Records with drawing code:
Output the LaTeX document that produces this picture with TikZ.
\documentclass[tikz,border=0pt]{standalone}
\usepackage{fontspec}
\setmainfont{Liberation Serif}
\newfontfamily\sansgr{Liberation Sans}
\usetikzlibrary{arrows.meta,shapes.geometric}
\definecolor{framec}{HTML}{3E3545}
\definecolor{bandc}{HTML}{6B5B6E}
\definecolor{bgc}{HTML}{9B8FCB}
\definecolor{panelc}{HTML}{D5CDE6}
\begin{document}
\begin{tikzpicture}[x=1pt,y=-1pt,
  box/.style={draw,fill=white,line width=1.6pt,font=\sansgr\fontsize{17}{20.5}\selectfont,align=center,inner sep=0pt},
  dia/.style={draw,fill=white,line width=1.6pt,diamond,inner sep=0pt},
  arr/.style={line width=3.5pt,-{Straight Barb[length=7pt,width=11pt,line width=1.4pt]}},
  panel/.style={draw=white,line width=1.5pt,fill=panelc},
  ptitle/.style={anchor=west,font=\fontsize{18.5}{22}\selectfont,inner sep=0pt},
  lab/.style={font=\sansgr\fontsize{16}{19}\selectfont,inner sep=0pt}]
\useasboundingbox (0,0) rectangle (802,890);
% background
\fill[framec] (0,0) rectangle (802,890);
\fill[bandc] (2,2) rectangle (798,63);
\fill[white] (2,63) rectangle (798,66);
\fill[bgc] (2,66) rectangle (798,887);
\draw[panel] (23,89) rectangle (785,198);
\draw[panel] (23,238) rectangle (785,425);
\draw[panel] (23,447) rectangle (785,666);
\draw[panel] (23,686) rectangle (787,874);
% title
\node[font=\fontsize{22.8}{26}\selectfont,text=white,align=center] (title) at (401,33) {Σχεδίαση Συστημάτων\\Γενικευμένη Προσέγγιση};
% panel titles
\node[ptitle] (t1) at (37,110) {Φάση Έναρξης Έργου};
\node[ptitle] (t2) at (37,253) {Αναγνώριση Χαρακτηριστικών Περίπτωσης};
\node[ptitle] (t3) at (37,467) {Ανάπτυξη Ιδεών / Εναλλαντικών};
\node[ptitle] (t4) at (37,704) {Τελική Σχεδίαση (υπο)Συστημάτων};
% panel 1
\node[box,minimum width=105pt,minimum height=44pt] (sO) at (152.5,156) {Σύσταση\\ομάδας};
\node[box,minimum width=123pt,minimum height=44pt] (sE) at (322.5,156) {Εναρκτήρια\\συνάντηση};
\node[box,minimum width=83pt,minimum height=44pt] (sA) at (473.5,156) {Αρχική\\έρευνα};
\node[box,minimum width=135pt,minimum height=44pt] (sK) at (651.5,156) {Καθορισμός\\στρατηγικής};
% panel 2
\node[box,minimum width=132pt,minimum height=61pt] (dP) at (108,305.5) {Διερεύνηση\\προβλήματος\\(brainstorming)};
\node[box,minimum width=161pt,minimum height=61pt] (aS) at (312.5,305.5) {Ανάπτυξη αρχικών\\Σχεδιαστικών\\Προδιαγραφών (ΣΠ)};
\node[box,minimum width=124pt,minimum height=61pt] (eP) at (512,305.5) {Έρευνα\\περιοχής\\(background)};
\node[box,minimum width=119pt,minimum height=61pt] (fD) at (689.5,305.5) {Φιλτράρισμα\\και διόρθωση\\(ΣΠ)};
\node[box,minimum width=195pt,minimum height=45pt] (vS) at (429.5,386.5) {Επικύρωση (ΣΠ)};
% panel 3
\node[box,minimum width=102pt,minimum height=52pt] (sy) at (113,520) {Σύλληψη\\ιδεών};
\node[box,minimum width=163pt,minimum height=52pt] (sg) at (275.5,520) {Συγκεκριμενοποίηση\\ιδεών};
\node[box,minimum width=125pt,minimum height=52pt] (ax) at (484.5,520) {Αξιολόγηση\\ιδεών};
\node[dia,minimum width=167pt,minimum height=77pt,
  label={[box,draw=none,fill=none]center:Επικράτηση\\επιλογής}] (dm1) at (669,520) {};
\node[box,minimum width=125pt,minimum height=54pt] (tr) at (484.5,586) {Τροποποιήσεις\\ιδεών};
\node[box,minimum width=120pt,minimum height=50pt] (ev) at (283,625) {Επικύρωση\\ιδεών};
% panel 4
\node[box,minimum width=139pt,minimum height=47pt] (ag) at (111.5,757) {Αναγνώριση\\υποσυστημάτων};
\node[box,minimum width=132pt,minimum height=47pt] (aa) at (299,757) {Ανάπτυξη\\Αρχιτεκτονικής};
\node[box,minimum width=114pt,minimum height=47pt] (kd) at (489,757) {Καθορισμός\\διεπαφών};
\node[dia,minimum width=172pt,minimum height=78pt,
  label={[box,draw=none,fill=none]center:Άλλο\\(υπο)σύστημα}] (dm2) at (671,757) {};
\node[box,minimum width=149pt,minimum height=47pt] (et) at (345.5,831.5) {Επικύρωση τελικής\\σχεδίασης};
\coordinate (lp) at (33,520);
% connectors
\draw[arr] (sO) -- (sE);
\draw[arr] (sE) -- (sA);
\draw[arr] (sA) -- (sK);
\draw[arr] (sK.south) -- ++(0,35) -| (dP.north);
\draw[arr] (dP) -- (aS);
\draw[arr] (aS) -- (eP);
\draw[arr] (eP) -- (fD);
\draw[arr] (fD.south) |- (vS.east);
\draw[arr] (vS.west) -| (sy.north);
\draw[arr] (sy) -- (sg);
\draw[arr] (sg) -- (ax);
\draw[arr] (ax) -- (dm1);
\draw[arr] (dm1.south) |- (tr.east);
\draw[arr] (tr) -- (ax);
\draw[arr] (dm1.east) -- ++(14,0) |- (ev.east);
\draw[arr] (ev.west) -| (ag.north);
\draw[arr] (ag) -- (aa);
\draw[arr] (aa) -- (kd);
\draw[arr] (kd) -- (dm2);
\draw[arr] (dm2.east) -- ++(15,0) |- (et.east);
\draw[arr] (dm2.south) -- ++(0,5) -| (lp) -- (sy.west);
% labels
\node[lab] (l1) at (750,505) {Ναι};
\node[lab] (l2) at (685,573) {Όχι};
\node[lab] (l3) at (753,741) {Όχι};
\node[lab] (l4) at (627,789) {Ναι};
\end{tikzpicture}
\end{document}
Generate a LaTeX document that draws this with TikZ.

The task: Please quote the data above in full, with no line missing.

Worked answer:
Output the LaTeX document that produces this picture with TikZ.
\documentclass[tikz,border=0pt]{standalone}
\usepackage{fontspec}
\setmainfont{Liberation Serif}
\newfontfamily\sansgr{Liberation Sans}
\usetikzlibrary{arrows.meta,shapes.geometric}
\definecolor{framec}{HTML}{3E3545}
\definecolor{bandc}{HTML}{6B5B6E}
\definecolor{bgc}{HTML}{9B8FCB}
\definecolor{panelc}{HTML}{D5CDE6}
\begin{document}
\begin{tikzpicture}[x=1pt,y=-1pt,
  box/.style={draw,fill=white,line width=1.6pt,font=\sansgr\fontsize{17}{20.5}\selectfont,align=center,inner sep=0pt},
  dia/.style={draw,fill=white,line width=1.6pt,diamond,inner sep=0pt},
  arr/.style={line width=3.5pt,-{Straight Barb[length=7pt,width=11pt,line width=1.4pt]}},
  panel/.style={draw=white,line width=1.5pt,fill=panelc},
  ptitle/.style={anchor=west,font=\fontsize{18.5}{22}\selectfont,inner sep=0pt},
  lab/.style={font=\sansgr\fontsize{16}{19}\selectfont,inner sep=0pt}]
\useasboundingbox (0,0) rectangle (802,890);
% background
\fill[framec] (0,0) rectangle (802,890);
\fill[bandc] (2,2) rectangle (798,63);
\fill[white] (2,63) rectangle (798,66);
\fill[bgc] (2,66) rectangle (798,887);
\draw[panel] (23,89) rectangle (785,198);
\draw[panel] (23,238) rectangle (785,425);
\draw[panel] (23,447) rectangle (785,666);
\draw[panel] (23,686) rectangle (787,874);
% title
\node[font=\fontsize{22.8}{26}\selectfont,text=white,align=center] (title) at (401,33) {Σχεδίαση Συστημάτων\\Γενικευμένη Προσέγγιση};
% panel titles
\node[ptitle] (t1) at (37,110) {Φάση Έναρξης Έργου};
\node[ptitle] (t2) at (37,253) {Αναγνώριση Χαρακτηριστικών Περίπτωσης};
\node[ptitle] (t3) at (37,467) {Ανάπτυξη Ιδεών / Εναλλαντικών};
\node[ptitle] (t4) at (37,704) {Τελική Σχεδίαση (υπο)Συστημάτων};
% panel 1
\node[box,minimum width=105pt,minimum height=44pt] (sO) at (152.5,156) {Σύσταση\\ομάδας};
\node[box,minimum width=123pt,minimum height=44pt] (sE) at (322.5,156) {Εναρκτήρια\\συνάντηση};
\node[box,minimum width=83pt,minimum height=44pt] (sA) at (473.5,156) {Αρχική\\έρευνα};
\node[box,minimum width=135pt,minimum height=44pt] (sK) at (651.5,156) {Καθορισμός\\στρατηγικής};
% panel 2
\node[box,minimum width=132pt,minimum height=61pt] (dP) at (108,305.5) {Διερεύνηση\\προβλήματος\\(brainstorming)};
\node[box,minimum width=161pt,minimum height=61pt] (aS) at (312.5,305.5) {Ανάπτυξη αρχικών\\Σχεδιαστικών\\Προδιαγραφών (ΣΠ)};
\node[box,minimum width=124pt,minimum height=61pt] (eP) at (512,305.5) {Έρευνα\\περιοχής\\(background)};
\node[box,minimum width=119pt,minimum height=61pt] (fD) at (689.5,305.5) {Φιλτράρισμα\\και διόρθωση\\(ΣΠ)};
\node[box,minimum width=195pt,minimum height=45pt] (vS) at (429.5,386.5) {Επικύρωση (ΣΠ)};
% panel 3
\node[box,minimum width=102pt,minimum height=52pt] (sy) at (113,520) {Σύλληψη\\ιδεών};
\node[box,minimum width=163pt,minimum height=52pt] (sg) at (275.5,520) {Συγκεκριμενοποίηση\\ιδεών};
\node[box,minimum width=125pt,minimum height=52pt] (ax) at (484.5,520) {Αξιολόγηση\\ιδεών};
\node[dia,minimum width=167pt,minimum height=77pt,
  label={[box,draw=none,fill=none]center:Επικράτηση\\επιλογής}] (dm1) at (669,520) {};
\node[box,minimum width=125pt,minimum height=54pt] (tr) at (484.5,586) {Τροποποιήσεις\\ιδεών};
\node[box,minimum width=120pt,minimum height=50pt] (ev) at (283,625) {Επικύρωση\\ιδεών};
% panel 4
\node[box,minimum width=139pt,minimum height=47pt] (ag) at (111.5,757) {Αναγνώριση\\υποσυστημάτων};
\node[box,minimum width=132pt,minimum height=47pt] (aa) at (299,757) {Ανάπτυξη\\Αρχιτεκτονικής};
\node[box,minimum width=114pt,minimum height=47pt] (kd) at (489,757) {Καθορισμός\\διεπαφών};
\node[dia,minimum width=172pt,minimum height=78pt,
  label={[box,draw=none,fill=none]center:Άλλο\\(υπο)σύστημα}] (dm2) at (671,757) {};
\node[box,minimum width=149pt,minimum height=47pt] (et) at (345.5,831.5) {Επικύρωση τελικής\\σχεδίασης};
\coordinate (lp) at (33,520);
% connectors
\draw[arr] (sO) -- (sE);
\draw[arr] (sE) -- (sA);
\draw[arr] (sA) -- (sK);
\draw[arr] (sK.south) -- ++(0,35) -| (dP.north);
\draw[arr] (dP) -- (aS);
\draw[arr] (aS) -- (eP);
\draw[arr] (eP) -- (fD);
\draw[arr] (fD.south) |- (vS.east);
\draw[arr] (vS.west) -| (sy.north);
\draw[arr] (sy) -- (sg);
\draw[arr] (sg) -- (ax);
\draw[arr] (ax) -- (dm1);
\draw[arr] (dm1.south) |- (tr.east);
\draw[arr] (tr) -- (ax);
\draw[arr] (dm1.east) -- ++(14,0) |- (ev.east);
\draw[arr] (ev.west) -| (ag.north);
\draw[arr] (ag) -- (aa);
\draw[arr] (aa) -- (kd);
\draw[arr] (kd) -- (dm2);
\draw[arr] (dm2.east) -- ++(15,0) |- (et.east);
\draw[arr] (dm2.south) -- ++(0,5) -| (lp) -- (sy.west);
% labels
\node[lab] (l1) at (750,505) {Ναι};
\node[lab] (l2) at (685,573) {Όχι};
\node[lab] (l3) at (753,741) {Όχι};
\node[lab] (l4) at (627,789) {Ναι};
\end{tikzpicture}
\end{document}
Generate a LaTeX document that draws this with TikZ.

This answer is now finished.